BEGIN SOURCE DATA

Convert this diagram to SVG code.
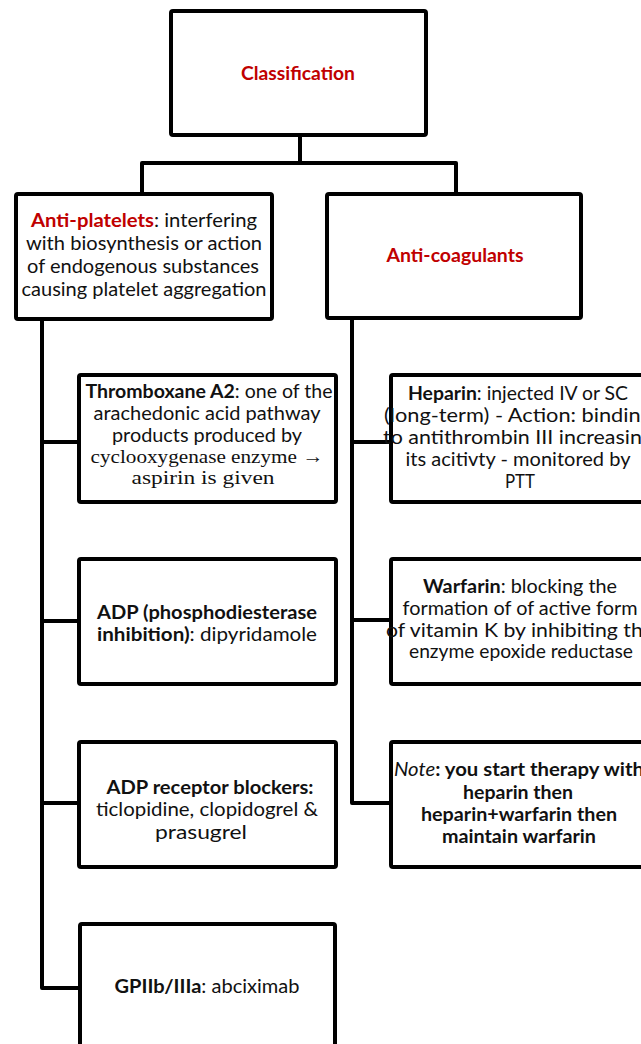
<svg xmlns="http://www.w3.org/2000/svg" width="641" height="1044" viewBox="0 0 641 1044">
<style>
.box{fill:#fff;stroke:#000;stroke-width:4}
.con{fill:none;stroke:#000;stroke-width:4;stroke-linejoin:round}
text{font-family:Lato,"Open Sans","Liberation Sans",sans-serif;font-size:19.5px;fill:#111;text-anchor:middle}
.red{fill:#c00000;font-weight:bold}
.b{font-weight:bold}
.i{font-style:italic;font-weight:normal}
.serif{font-family:"Liberation Serif",serif}
</style>
<rect width="641" height="1044" fill="#fff"/>
<g id="connectors">
<path class="con" d="M300 137V163M142 192V163H456V192"/>
<path class="con" d="M42 321V988H79M42 442H79M42 621H79M42 803H79"/>
<path class="con" d="M352 320V803H391M352 442H391M352 620H391"/>
</g>
<g id="classification">
<rect class="box" x="171" y="11" width="255" height="124" rx="2"/>
<text class="red" x="298" y="80" textLength="114" lengthAdjust="spacingAndGlyphs">Classification</text>
</g>
<g id="antiplatelets">
<rect class="box" x="16" y="194" width="256" height="125" rx="2"/>
<text x="144" y="227" textLength="226" lengthAdjust="spacingAndGlyphs"><tspan class="red">Anti-platelets</tspan>: interfering</text>
<text x="144" y="250" textLength="236" lengthAdjust="spacingAndGlyphs">with biosynthesis or action</text>
<text x="143" y="273" textLength="232" lengthAdjust="spacingAndGlyphs">of endogenous substances</text>
<text x="144" y="296" textLength="245" lengthAdjust="spacingAndGlyphs">causing platelet aggregation</text>
</g>
<g id="anticoagulants">
<rect class="box" x="327" y="194" width="254" height="124" rx="2"/>
<text class="red" x="455" y="262" textLength="137" lengthAdjust="spacingAndGlyphs">Anti-coagulants</text>
</g>
<g id="thromboxane">
<rect class="box" x="79" y="375" width="257" height="127" rx="2"/>
<text x="209" y="398" textLength="247" lengthAdjust="spacingAndGlyphs"><tspan class="b">Thromboxane A2</tspan>: one of the</text>
<text x="207" y="420" textLength="227" lengthAdjust="spacingAndGlyphs">arachedonic acid pathway</text>
<text x="207" y="442" textLength="190" lengthAdjust="spacingAndGlyphs">products produced by</text>
<text class="serif" x="207" y="463" textLength="233" lengthAdjust="spacingAndGlyphs">cyclooxygenase enzyme →</text>
<text class="serif" x="203" y="484" textLength="143" lengthAdjust="spacingAndGlyphs">aspirin is given</text>
</g>
<g id="heparin">
<rect class="box" x="391" y="375" width="260" height="127" rx="2"/>
<text x="518" y="400" textLength="220" lengthAdjust="spacingAndGlyphs"><tspan class="b">Heparin</tspan>: injected IV or SC</text>
<text x="518" y="422" textLength="268" lengthAdjust="spacingAndGlyphs">(long-term) - Action: binding</text>
<text x="518" y="444" textLength="270" lengthAdjust="spacingAndGlyphs">to antithrombin III increasing</text>
<text x="518" y="466" textLength="225" lengthAdjust="spacingAndGlyphs">its acitivty - monitored by</text>
<text x="520" y="488" textLength="30" lengthAdjust="spacingAndGlyphs">PTT</text>
</g>
<g id="adp">
<rect class="box" x="79" y="559" width="257" height="125" rx="2"/>
<text x="207" y="619" textLength="220" lengthAdjust="spacingAndGlyphs"><tspan class="b">ADP (phosphodiesterase</tspan></text>
<text x="207" y="641" textLength="220" lengthAdjust="spacingAndGlyphs"><tspan class="b">inhibition)</tspan>: dipyridamole</text>
</g>
<g id="warfarin">
<rect class="box" x="391" y="559" width="260" height="125" rx="2"/>
<text x="520" y="593" textLength="194" lengthAdjust="spacingAndGlyphs"><tspan class="b">Warfarin</tspan>: blocking the</text>
<text x="520" y="615" textLength="235" lengthAdjust="spacingAndGlyphs">formation of of active form</text>
<text x="520" y="637" textLength="268" lengthAdjust="spacingAndGlyphs">of vitamin K by inhibiting the</text>
<text x="521" y="658" textLength="224" lengthAdjust="spacingAndGlyphs">enzyme epoxide reductase</text>
</g>
<g id="adpreceptor">
<rect class="box" x="79" y="742" width="257" height="125" rx="2"/>
<text x="210" y="794" textLength="207" lengthAdjust="spacingAndGlyphs"><tspan class="b">ADP receptor blockers:</tspan></text>
<text x="207" y="816" textLength="222" lengthAdjust="spacingAndGlyphs">ticlopidine,  clopidogrel &amp;</text>
<text x="201" y="839" textLength="92" lengthAdjust="spacingAndGlyphs">prasugrel</text>
</g>
<g id="note">
<rect class="box" x="391" y="742" width="260" height="125" rx="2"/>
<text x="519" y="776" textLength="250" lengthAdjust="spacingAndGlyphs"><tspan class="i">Note</tspan><tspan class="b">: you start therapy with</tspan></text>
<text class="b" x="518" y="799" textLength="110" lengthAdjust="spacingAndGlyphs">heparin then</text>
<text class="b" x="519" y="821" textLength="196" lengthAdjust="spacingAndGlyphs">heparin+warfarin then</text>
<text class="b" x="519" y="843" textLength="154" lengthAdjust="spacingAndGlyphs">maintain warfarin</text>
</g>
<g id="gpiib">
<rect class="box" x="80" y="924" width="255" height="200" rx="2"/>
<text x="207" y="993" textLength="185" lengthAdjust="spacingAndGlyphs"><tspan class="b">GPIIb/IIIa</tspan>: abciximab</text>
</g>
</svg>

END SOURCE DATA

TO DO | Extract the full listing exactly, with the pictures left out.

COMPLETE OUTPUT |
Convert this diagram to SVG code.
<svg xmlns="http://www.w3.org/2000/svg" width="641" height="1044" viewBox="0 0 641 1044">
<style>
.box{fill:#fff;stroke:#000;stroke-width:4}
.con{fill:none;stroke:#000;stroke-width:4;stroke-linejoin:round}
text{font-family:Lato,"Open Sans","Liberation Sans",sans-serif;font-size:19.5px;fill:#111;text-anchor:middle}
.red{fill:#c00000;font-weight:bold}
.b{font-weight:bold}
.i{font-style:italic;font-weight:normal}
.serif{font-family:"Liberation Serif",serif}
</style>
<rect width="641" height="1044" fill="#fff"/>
<g id="connectors">
<path class="con" d="M300 137V163M142 192V163H456V192"/>
<path class="con" d="M42 321V988H79M42 442H79M42 621H79M42 803H79"/>
<path class="con" d="M352 320V803H391M352 442H391M352 620H391"/>
</g>
<g id="classification">
<rect class="box" x="171" y="11" width="255" height="124" rx="2"/>
<text class="red" x="298" y="80" textLength="114" lengthAdjust="spacingAndGlyphs">Classification</text>
</g>
<g id="antiplatelets">
<rect class="box" x="16" y="194" width="256" height="125" rx="2"/>
<text x="144" y="227" textLength="226" lengthAdjust="spacingAndGlyphs"><tspan class="red">Anti-platelets</tspan>: interfering</text>
<text x="144" y="250" textLength="236" lengthAdjust="spacingAndGlyphs">with biosynthesis or action</text>
<text x="143" y="273" textLength="232" lengthAdjust="spacingAndGlyphs">of endogenous substances</text>
<text x="144" y="296" textLength="245" lengthAdjust="spacingAndGlyphs">causing platelet aggregation</text>
</g>
<g id="anticoagulants">
<rect class="box" x="327" y="194" width="254" height="124" rx="2"/>
<text class="red" x="455" y="262" textLength="137" lengthAdjust="spacingAndGlyphs">Anti-coagulants</text>
</g>
<g id="thromboxane">
<rect class="box" x="79" y="375" width="257" height="127" rx="2"/>
<text x="209" y="398" textLength="247" lengthAdjust="spacingAndGlyphs"><tspan class="b">Thromboxane A2</tspan>: one of the</text>
<text x="207" y="420" textLength="227" lengthAdjust="spacingAndGlyphs">arachedonic acid pathway</text>
<text x="207" y="442" textLength="190" lengthAdjust="spacingAndGlyphs">products produced by</text>
<text class="serif" x="207" y="463" textLength="233" lengthAdjust="spacingAndGlyphs">cyclooxygenase enzyme →</text>
<text class="serif" x="203" y="484" textLength="143" lengthAdjust="spacingAndGlyphs">aspirin is given</text>
</g>
<g id="heparin">
<rect class="box" x="391" y="375" width="260" height="127" rx="2"/>
<text x="518" y="400" textLength="220" lengthAdjust="spacingAndGlyphs"><tspan class="b">Heparin</tspan>: injected IV or SC</text>
<text x="518" y="422" textLength="268" lengthAdjust="spacingAndGlyphs">(long-term) - Action: binding</text>
<text x="518" y="444" textLength="270" lengthAdjust="spacingAndGlyphs">to antithrombin III increasing</text>
<text x="518" y="466" textLength="225" lengthAdjust="spacingAndGlyphs">its acitivty - monitored by</text>
<text x="520" y="488" textLength="30" lengthAdjust="spacingAndGlyphs">PTT</text>
</g>
<g id="adp">
<rect class="box" x="79" y="559" width="257" height="125" rx="2"/>
<text x="207" y="619" textLength="220" lengthAdjust="spacingAndGlyphs"><tspan class="b">ADP (phosphodiesterase</tspan></text>
<text x="207" y="641" textLength="220" lengthAdjust="spacingAndGlyphs"><tspan class="b">inhibition)</tspan>: dipyridamole</text>
</g>
<g id="warfarin">
<rect class="box" x="391" y="559" width="260" height="125" rx="2"/>
<text x="520" y="593" textLength="194" lengthAdjust="spacingAndGlyphs"><tspan class="b">Warfarin</tspan>: blocking the</text>
<text x="520" y="615" textLength="235" lengthAdjust="spacingAndGlyphs">formation of of active form</text>
<text x="520" y="637" textLength="268" lengthAdjust="spacingAndGlyphs">of vitamin K by inhibiting the</text>
<text x="521" y="658" textLength="224" lengthAdjust="spacingAndGlyphs">enzyme epoxide reductase</text>
</g>
<g id="adpreceptor">
<rect class="box" x="79" y="742" width="257" height="125" rx="2"/>
<text x="210" y="794" textLength="207" lengthAdjust="spacingAndGlyphs"><tspan class="b">ADP receptor blockers:</tspan></text>
<text x="207" y="816" textLength="222" lengthAdjust="spacingAndGlyphs">ticlopidine,  clopidogrel &amp;</text>
<text x="201" y="839" textLength="92" lengthAdjust="spacingAndGlyphs">prasugrel</text>
</g>
<g id="note">
<rect class="box" x="391" y="742" width="260" height="125" rx="2"/>
<text x="519" y="776" textLength="250" lengthAdjust="spacingAndGlyphs"><tspan class="i">Note</tspan><tspan class="b">: you start therapy with</tspan></text>
<text class="b" x="518" y="799" textLength="110" lengthAdjust="spacingAndGlyphs">heparin then</text>
<text class="b" x="519" y="821" textLength="196" lengthAdjust="spacingAndGlyphs">heparin+warfarin then</text>
<text class="b" x="519" y="843" textLength="154" lengthAdjust="spacingAndGlyphs">maintain warfarin</text>
</g>
<g id="gpiib">
<rect class="box" x="80" y="924" width="255" height="200" rx="2"/>
<text x="207" y="993" textLength="185" lengthAdjust="spacingAndGlyphs"><tspan class="b">GPIIb/IIIa</tspan>: abciximab</text>
</g>
</svg>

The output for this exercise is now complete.